** BEGIN **
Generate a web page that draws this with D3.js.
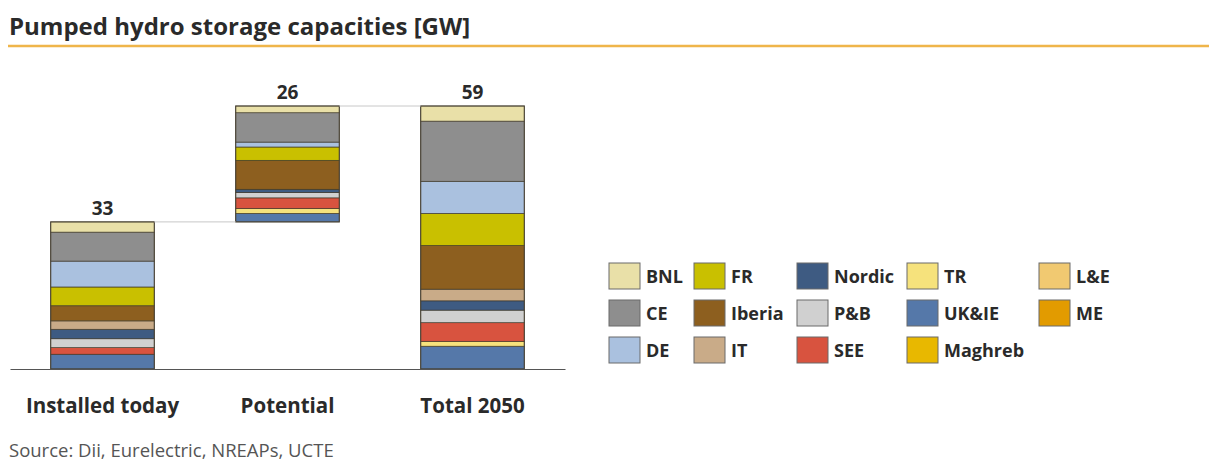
<!DOCTYPE html>
<html>
<head>
<meta charset="utf-8">
<script src="https://cdn.jsdelivr.net/npm/d3@7/dist/d3.min.js"></script>
<style>
  html, body { margin: 0; padding: 0; background: #fff; }
  svg { display: block; font-family: "Open Sans", Lato, sans-serif; }
</style>
</head>
<body>
<svg id="chart" width="1209" height="465"></svg>
<script>
// Bars (categories) and regions, listed top of stack first
const categories = ["Installed today", "Potential", "Total 2050"];
const regions = ["BNL", "CE", "DE", "FR", "Iberia", "IT", "Nordic", "P&B", "SEE", "TR", "UK&IE", "Maghreb", "L&E", "ME"];

// GW per region for each bar
const installedToday = [2.3, 6.5, 5.8, 4.2, 3.4, 1.9, 2.1, 2.0, 1.5, 0.0, 3.3, 0.0, 0.0, 0.0];
const potential      = [1.5, 6.6, 1.1, 3.0, 6.5, 0.0, 0.7, 1.2, 2.4, 1.1, 1.9, 0.0, 0.0, 0.0];
const total2050      = [3.4, 13.5, 7.2, 7.2, 9.8, 2.6, 2.1, 2.8, 4.2, 1.1, 5.1, 0.0, 0.0, 0.0];

// Labelled totals above the bars
const totals = [33, 26, 59];

const regionColors = ["#e9e0a8", "#8e8e8e", "#aac1df", "#c9c000", "#8d5f1f", "#c9ab88", "#3e5b82",
                      "#d0d0d0", "#d8533f", "#f6e27c", "#5578a9", "#e8b800", "#f1c971", "#e29b00"];

const series = [installedToday, potential, total2050];

const svg = d3.select("#chart");

// Title and rule
svg.append("text")
  .attr("x", 9).attr("y", 35)
  .attr("font-size", 24).attr("font-weight", 700).attr("fill", "#2a2a2a")
  .text("Pumped hydro storage capacities [GW]");
svg.append("line")
  .attr("x1", 8).attr("x2", 1209).attr("y1", 46).attr("y2", 46)
  .attr("stroke", "#efb54a").attr("stroke-width", 2.5);

const x = d3.scaleBand().domain(categories).range([10, 565]).paddingInner(0.44).paddingOuter(0.22);
const y = d3.scaleLinear().domain([0, 59]).range([369, 106]);

// The middle bar floats on top of the installed one (waterfall)
const baseOffset = [0, totals[0], 0];

const color = d3.scaleOrdinal().domain(regions).range(regionColors);

const g = svg.append("g");

categories.forEach((cat, i) => {
  const vals = series[i];
  // stack from the bottom: last region first
  let acc = baseOffset[i];
  const segs = [];
  for (let k = regions.length - 1; k >= 0; k--) {
    const v = vals[k];
    if (v > 0) segs.push({ region: regions[k], y0: acc, y1: acc + v });
    acc += v;
  }
  g.selectAll(null).data(segs).enter().append("rect")
    .attr("x", x(cat))
    .attr("width", x.bandwidth())
    .attr("y", d => y(d.y1))
    .attr("height", d => y(d.y0) - y(d.y1))
    .attr("fill", d => color(d.region))
    .attr("stroke", "#3a3324").attr("stroke-width", 0.8).attr("stroke-opacity", 0.8);
  // outline
  g.append("rect")
    .attr("x", x(cat)).attr("width", x.bandwidth())
    .attr("y", y(baseOffset[i] + totals[i]))
    .attr("height", y(baseOffset[i]) - y(baseOffset[i] + totals[i]))
    .attr("fill", "none").attr("stroke", "#4a4436").attr("stroke-width", 1);
  // total label
  svg.append("text")
    .attr("x", x(cat) + x.bandwidth() / 2)
    .attr("y", y(baseOffset[i] + totals[i]) - 7)
    .attr("text-anchor", "middle")
    .attr("font-size", 19).attr("font-weight", 700).attr("fill", "#2a2a2a")
    .text(totals[i]);
});

// connector lines between bar tops
const conn = [
  { from: 0, to: 1, v: totals[0] },
  { from: 1, to: 2, v: totals[0] + totals[1] }
];
svg.selectAll(null).data(conn).enter().append("line")
  .attr("x1", d => x(categories[d.from]) + x.bandwidth())
  .attr("x2", d => x(categories[d.to]))
  .attr("y1", d => y(d.v)).attr("y2", d => y(d.v))
  .attr("stroke", "#c8c8c8").attr("stroke-width", 1);

// baseline axis
const axis = svg.append("g").attr("transform", `translate(0,${y(0)})`)
  .call(d3.axisBottom(x).tickSize(0).tickPadding(29));
axis.select(".domain").attr("stroke", "#555").attr("stroke-width", 1.2);
axis.selectAll("text")
  .attr("font-family", "'Open Sans', Lato, sans-serif")
  .attr("font-size", 20.5).attr("font-weight", 700).attr("fill", "#2a2a2a");

// legend: 5 columns x 3 rows, column-major
const legendCols = [609, 694, 797, 907, 1039];
const legendRows = [263, 300, 337];
const leg = svg.append("g");
regions.forEach((r, i) => {
  const c = Math.floor(i / 3), rr = i % 3;
  const gx = legendCols[c], gy = legendRows[rr];
  leg.append("rect")
    .attr("x", gx).attr("y", gy).attr("width", 31).attr("height", 26)
    .attr("fill", color(r)).attr("stroke", "#6a6a6a").attr("stroke-width", 1);
  leg.append("text")
    .attr("x", gx + 37).attr("y", gy + 20)
    .attr("font-size", 18).attr("font-weight", 700).attr("fill", "#2a2a2a")
    .text(r);
});

// source line
svg.append("text")
  .attr("x", 9).attr("y", 457)
  .attr("font-size", 18.5).attr("fill", "#555")
  .text("Source: Dii, Eurelectric, NREAPs, UCTE");
</script>
</body>
</html>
** END **
[Task] Extract the full listing exactly, with the pictures left out.

[Correct result]
Generate a web page that draws this with D3.js.
<!DOCTYPE html>
<html>
<head>
<meta charset="utf-8">
<script src="https://cdn.jsdelivr.net/npm/d3@7/dist/d3.min.js"></script>
<style>
  html, body { margin: 0; padding: 0; background: #fff; }
  svg { display: block; font-family: "Open Sans", Lato, sans-serif; }
</style>
</head>
<body>
<svg id="chart" width="1209" height="465"></svg>
<script>
// Bars (categories) and regions, listed top of stack first
const categories = ["Installed today", "Potential", "Total 2050"];
const regions = ["BNL", "CE", "DE", "FR", "Iberia", "IT", "Nordic", "P&B", "SEE", "TR", "UK&IE", "Maghreb", "L&E", "ME"];

// GW per region for each bar
const installedToday = [2.3, 6.5, 5.8, 4.2, 3.4, 1.9, 2.1, 2.0, 1.5, 0.0, 3.3, 0.0, 0.0, 0.0];
const potential      = [1.5, 6.6, 1.1, 3.0, 6.5, 0.0, 0.7, 1.2, 2.4, 1.1, 1.9, 0.0, 0.0, 0.0];
const total2050      = [3.4, 13.5, 7.2, 7.2, 9.8, 2.6, 2.1, 2.8, 4.2, 1.1, 5.1, 0.0, 0.0, 0.0];

// Labelled totals above the bars
const totals = [33, 26, 59];

const regionColors = ["#e9e0a8", "#8e8e8e", "#aac1df", "#c9c000", "#8d5f1f", "#c9ab88", "#3e5b82",
                      "#d0d0d0", "#d8533f", "#f6e27c", "#5578a9", "#e8b800", "#f1c971", "#e29b00"];

const series = [installedToday, potential, total2050];

const svg = d3.select("#chart");

// Title and rule
svg.append("text")
  .attr("x", 9).attr("y", 35)
  .attr("font-size", 24).attr("font-weight", 700).attr("fill", "#2a2a2a")
  .text("Pumped hydro storage capacities [GW]");
svg.append("line")
  .attr("x1", 8).attr("x2", 1209).attr("y1", 46).attr("y2", 46)
  .attr("stroke", "#efb54a").attr("stroke-width", 2.5);

const x = d3.scaleBand().domain(categories).range([10, 565]).paddingInner(0.44).paddingOuter(0.22);
const y = d3.scaleLinear().domain([0, 59]).range([369, 106]);

// The middle bar floats on top of the installed one (waterfall)
const baseOffset = [0, totals[0], 0];

const color = d3.scaleOrdinal().domain(regions).range(regionColors);

const g = svg.append("g");

categories.forEach((cat, i) => {
  const vals = series[i];
  // stack from the bottom: last region first
  let acc = baseOffset[i];
  const segs = [];
  for (let k = regions.length - 1; k >= 0; k--) {
    const v = vals[k];
    if (v > 0) segs.push({ region: regions[k], y0: acc, y1: acc + v });
    acc += v;
  }
  g.selectAll(null).data(segs).enter().append("rect")
    .attr("x", x(cat))
    .attr("width", x.bandwidth())
    .attr("y", d => y(d.y1))
    .attr("height", d => y(d.y0) - y(d.y1))
    .attr("fill", d => color(d.region))
    .attr("stroke", "#3a3324").attr("stroke-width", 0.8).attr("stroke-opacity", 0.8);
  // outline
  g.append("rect")
    .attr("x", x(cat)).attr("width", x.bandwidth())
    .attr("y", y(baseOffset[i] + totals[i]))
    .attr("height", y(baseOffset[i]) - y(baseOffset[i] + totals[i]))
    .attr("fill", "none").attr("stroke", "#4a4436").attr("stroke-width", 1);
  // total label
  svg.append("text")
    .attr("x", x(cat) + x.bandwidth() / 2)
    .attr("y", y(baseOffset[i] + totals[i]) - 7)
    .attr("text-anchor", "middle")
    .attr("font-size", 19).attr("font-weight", 700).attr("fill", "#2a2a2a")
    .text(totals[i]);
});

// connector lines between bar tops
const conn = [
  { from: 0, to: 1, v: totals[0] },
  { from: 1, to: 2, v: totals[0] + totals[1] }
];
svg.selectAll(null).data(conn).enter().append("line")
  .attr("x1", d => x(categories[d.from]) + x.bandwidth())
  .attr("x2", d => x(categories[d.to]))
  .attr("y1", d => y(d.v)).attr("y2", d => y(d.v))
  .attr("stroke", "#c8c8c8").attr("stroke-width", 1);

// baseline axis
const axis = svg.append("g").attr("transform", `translate(0,${y(0)})`)
  .call(d3.axisBottom(x).tickSize(0).tickPadding(29));
axis.select(".domain").attr("stroke", "#555").attr("stroke-width", 1.2);
axis.selectAll("text")
  .attr("font-family", "'Open Sans', Lato, sans-serif")
  .attr("font-size", 20.5).attr("font-weight", 700).attr("fill", "#2a2a2a");

// legend: 5 columns x 3 rows, column-major
const legendCols = [609, 694, 797, 907, 1039];
const legendRows = [263, 300, 337];
const leg = svg.append("g");
regions.forEach((r, i) => {
  const c = Math.floor(i / 3), rr = i % 3;
  const gx = legendCols[c], gy = legendRows[rr];
  leg.append("rect")
    .attr("x", gx).attr("y", gy).attr("width", 31).attr("height", 26)
    .attr("fill", color(r)).attr("stroke", "#6a6a6a").attr("stroke-width", 1);
  leg.append("text")
    .attr("x", gx + 37).attr("y", gy + 20)
    .attr("font-size", 18).attr("font-weight", 700).attr("fill", "#2a2a2a")
    .text(r);
});

// source line
svg.append("text")
  .attr("x", 9).attr("y", 457)
  .attr("font-size", 18.5).attr("fill", "#555")
  .text("Source: Dii, Eurelectric, NREAPs, UCTE");
</script>
</body>
</html>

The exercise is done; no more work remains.